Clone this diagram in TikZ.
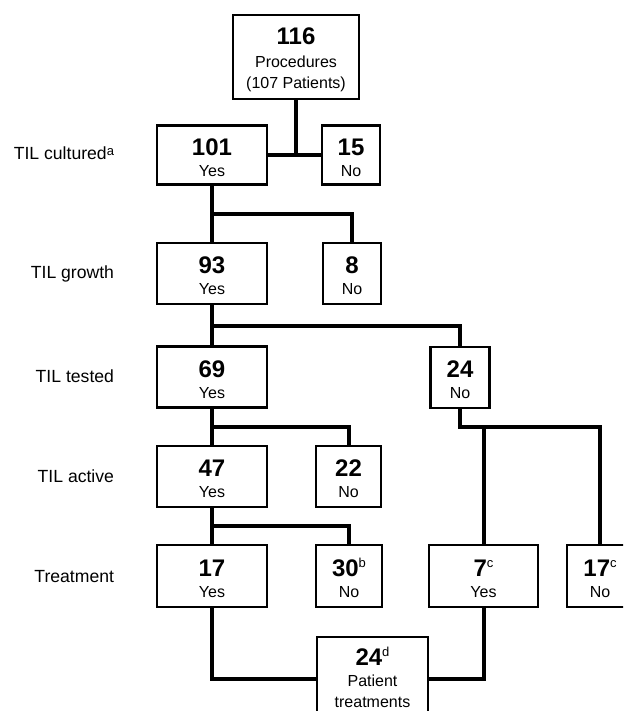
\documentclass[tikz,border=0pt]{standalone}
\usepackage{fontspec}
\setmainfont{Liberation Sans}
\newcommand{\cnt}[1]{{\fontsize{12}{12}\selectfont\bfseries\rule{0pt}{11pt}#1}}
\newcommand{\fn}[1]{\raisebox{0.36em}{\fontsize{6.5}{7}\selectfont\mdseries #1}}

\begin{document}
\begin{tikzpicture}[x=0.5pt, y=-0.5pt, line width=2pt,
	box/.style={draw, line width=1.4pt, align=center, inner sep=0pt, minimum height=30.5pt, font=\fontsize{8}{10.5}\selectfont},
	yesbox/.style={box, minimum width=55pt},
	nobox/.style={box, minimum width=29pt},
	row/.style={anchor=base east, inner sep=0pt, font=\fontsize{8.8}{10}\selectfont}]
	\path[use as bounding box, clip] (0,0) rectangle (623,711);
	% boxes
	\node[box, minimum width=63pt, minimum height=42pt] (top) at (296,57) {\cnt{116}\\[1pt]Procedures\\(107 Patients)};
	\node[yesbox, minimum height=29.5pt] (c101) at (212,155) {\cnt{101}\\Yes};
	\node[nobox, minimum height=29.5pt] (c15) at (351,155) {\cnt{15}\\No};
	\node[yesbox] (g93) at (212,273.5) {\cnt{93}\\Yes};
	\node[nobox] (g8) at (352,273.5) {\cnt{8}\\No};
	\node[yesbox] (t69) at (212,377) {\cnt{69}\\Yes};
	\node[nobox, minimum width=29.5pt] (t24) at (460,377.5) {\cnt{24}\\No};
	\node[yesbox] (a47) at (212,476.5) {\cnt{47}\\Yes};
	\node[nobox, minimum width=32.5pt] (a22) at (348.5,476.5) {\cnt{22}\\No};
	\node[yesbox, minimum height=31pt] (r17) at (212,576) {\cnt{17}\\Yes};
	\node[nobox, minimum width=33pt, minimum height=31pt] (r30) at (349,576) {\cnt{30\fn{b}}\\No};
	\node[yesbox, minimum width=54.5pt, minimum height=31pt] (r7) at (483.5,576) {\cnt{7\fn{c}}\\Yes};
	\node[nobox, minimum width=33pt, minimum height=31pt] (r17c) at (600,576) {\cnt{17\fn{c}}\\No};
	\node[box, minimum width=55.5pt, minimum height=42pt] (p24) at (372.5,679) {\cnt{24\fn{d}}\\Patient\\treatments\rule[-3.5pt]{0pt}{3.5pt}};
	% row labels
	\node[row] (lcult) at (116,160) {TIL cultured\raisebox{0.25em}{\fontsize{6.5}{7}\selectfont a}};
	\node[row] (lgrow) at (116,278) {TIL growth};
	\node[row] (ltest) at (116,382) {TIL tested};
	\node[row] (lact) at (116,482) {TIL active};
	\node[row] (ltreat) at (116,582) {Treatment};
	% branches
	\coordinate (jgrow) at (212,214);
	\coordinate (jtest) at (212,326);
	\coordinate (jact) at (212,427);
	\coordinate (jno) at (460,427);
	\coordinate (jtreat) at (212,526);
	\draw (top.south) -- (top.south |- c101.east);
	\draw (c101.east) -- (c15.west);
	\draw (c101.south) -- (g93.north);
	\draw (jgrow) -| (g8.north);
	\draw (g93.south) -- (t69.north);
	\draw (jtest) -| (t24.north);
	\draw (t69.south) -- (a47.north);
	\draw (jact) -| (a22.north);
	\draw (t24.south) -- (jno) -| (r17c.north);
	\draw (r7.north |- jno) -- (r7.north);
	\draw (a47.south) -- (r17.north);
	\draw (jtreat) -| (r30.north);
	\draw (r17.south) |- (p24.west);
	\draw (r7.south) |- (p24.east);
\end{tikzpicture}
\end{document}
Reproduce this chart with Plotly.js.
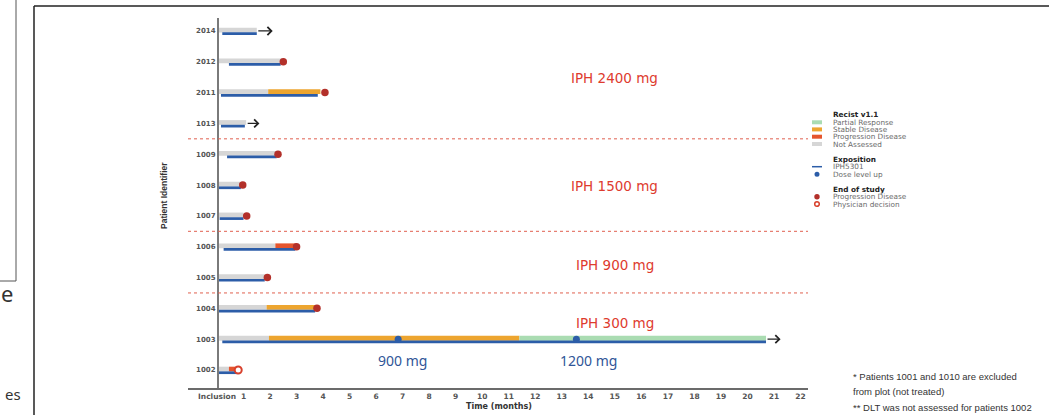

● ● ● ●

• **INSTRUCTIONS TO FOLLOW**: None of the pictures should appear; repeat the records exactly otherwise.

• **ANSWER**:
Clone this diagram in TikZ.
\documentclass[tikz,border=0pt]{standalone}
\usepackage{fontspec}
\setmainfont{Liberation Sans}
\newcommand{\cnt}[1]{{\fontsize{12}{12}\selectfont\bfseries\rule{0pt}{11pt}#1}}
\newcommand{\fn}[1]{\raisebox{0.36em}{\fontsize{6.5}{7}\selectfont\mdseries #1}}

\begin{document}
\begin{tikzpicture}[x=0.5pt, y=-0.5pt, line width=2pt,
	box/.style={draw, line width=1.4pt, align=center, inner sep=0pt, minimum height=30.5pt, font=\fontsize{8}{10.5}\selectfont},
	yesbox/.style={box, minimum width=55pt},
	nobox/.style={box, minimum width=29pt},
	row/.style={anchor=base east, inner sep=0pt, font=\fontsize{8.8}{10}\selectfont}]
	\path[use as bounding box, clip] (0,0) rectangle (623,711);
	% boxes
	\node[box, minimum width=63pt, minimum height=42pt] (top) at (296,57) {\cnt{116}\\[1pt]Procedures\\(107 Patients)};
	\node[yesbox, minimum height=29.5pt] (c101) at (212,155) {\cnt{101}\\Yes};
	\node[nobox, minimum height=29.5pt] (c15) at (351,155) {\cnt{15}\\No};
	\node[yesbox] (g93) at (212,273.5) {\cnt{93}\\Yes};
	\node[nobox] (g8) at (352,273.5) {\cnt{8}\\No};
	\node[yesbox] (t69) at (212,377) {\cnt{69}\\Yes};
	\node[nobox, minimum width=29.5pt] (t24) at (460,377.5) {\cnt{24}\\No};
	\node[yesbox] (a47) at (212,476.5) {\cnt{47}\\Yes};
	\node[nobox, minimum width=32.5pt] (a22) at (348.5,476.5) {\cnt{22}\\No};
	\node[yesbox, minimum height=31pt] (r17) at (212,576) {\cnt{17}\\Yes};
	\node[nobox, minimum width=33pt, minimum height=31pt] (r30) at (349,576) {\cnt{30\fn{b}}\\No};
	\node[yesbox, minimum width=54.5pt, minimum height=31pt] (r7) at (483.5,576) {\cnt{7\fn{c}}\\Yes};
	\node[nobox, minimum width=33pt, minimum height=31pt] (r17c) at (600,576) {\cnt{17\fn{c}}\\No};
	\node[box, minimum width=55.5pt, minimum height=42pt] (p24) at (372.5,679) {\cnt{24\fn{d}}\\Patient\\treatments\rule[-3.5pt]{0pt}{3.5pt}};
	% row labels
	\node[row] (lcult) at (116,160) {TIL cultured\raisebox{0.25em}{\fontsize{6.5}{7}\selectfont a}};
	\node[row] (lgrow) at (116,278) {TIL growth};
	\node[row] (ltest) at (116,382) {TIL tested};
	\node[row] (lact) at (116,482) {TIL active};
	\node[row] (ltreat) at (116,582) {Treatment};
	% branches
	\coordinate (jgrow) at (212,214);
	\coordinate (jtest) at (212,326);
	\coordinate (jact) at (212,427);
	\coordinate (jno) at (460,427);
	\coordinate (jtreat) at (212,526);
	\draw (top.south) -- (top.south |- c101.east);
	\draw (c101.east) -- (c15.west);
	\draw (c101.south) -- (g93.north);
	\draw (jgrow) -| (g8.north);
	\draw (g93.south) -- (t69.north);
	\draw (jtest) -| (t24.north);
	\draw (t69.south) -- (a47.north);
	\draw (jact) -| (a22.north);
	\draw (t24.south) -- (jno) -| (r17c.north);
	\draw (r7.north |- jno) -- (r7.north);
	\draw (a47.south) -- (r17.north);
	\draw (jtreat) -| (r30.north);
	\draw (r17.south) |- (p24.west);
	\draw (r7.south) |- (p24.east);
\end{tikzpicture}
\end{document}
Reproduce this chart with Plotly.js.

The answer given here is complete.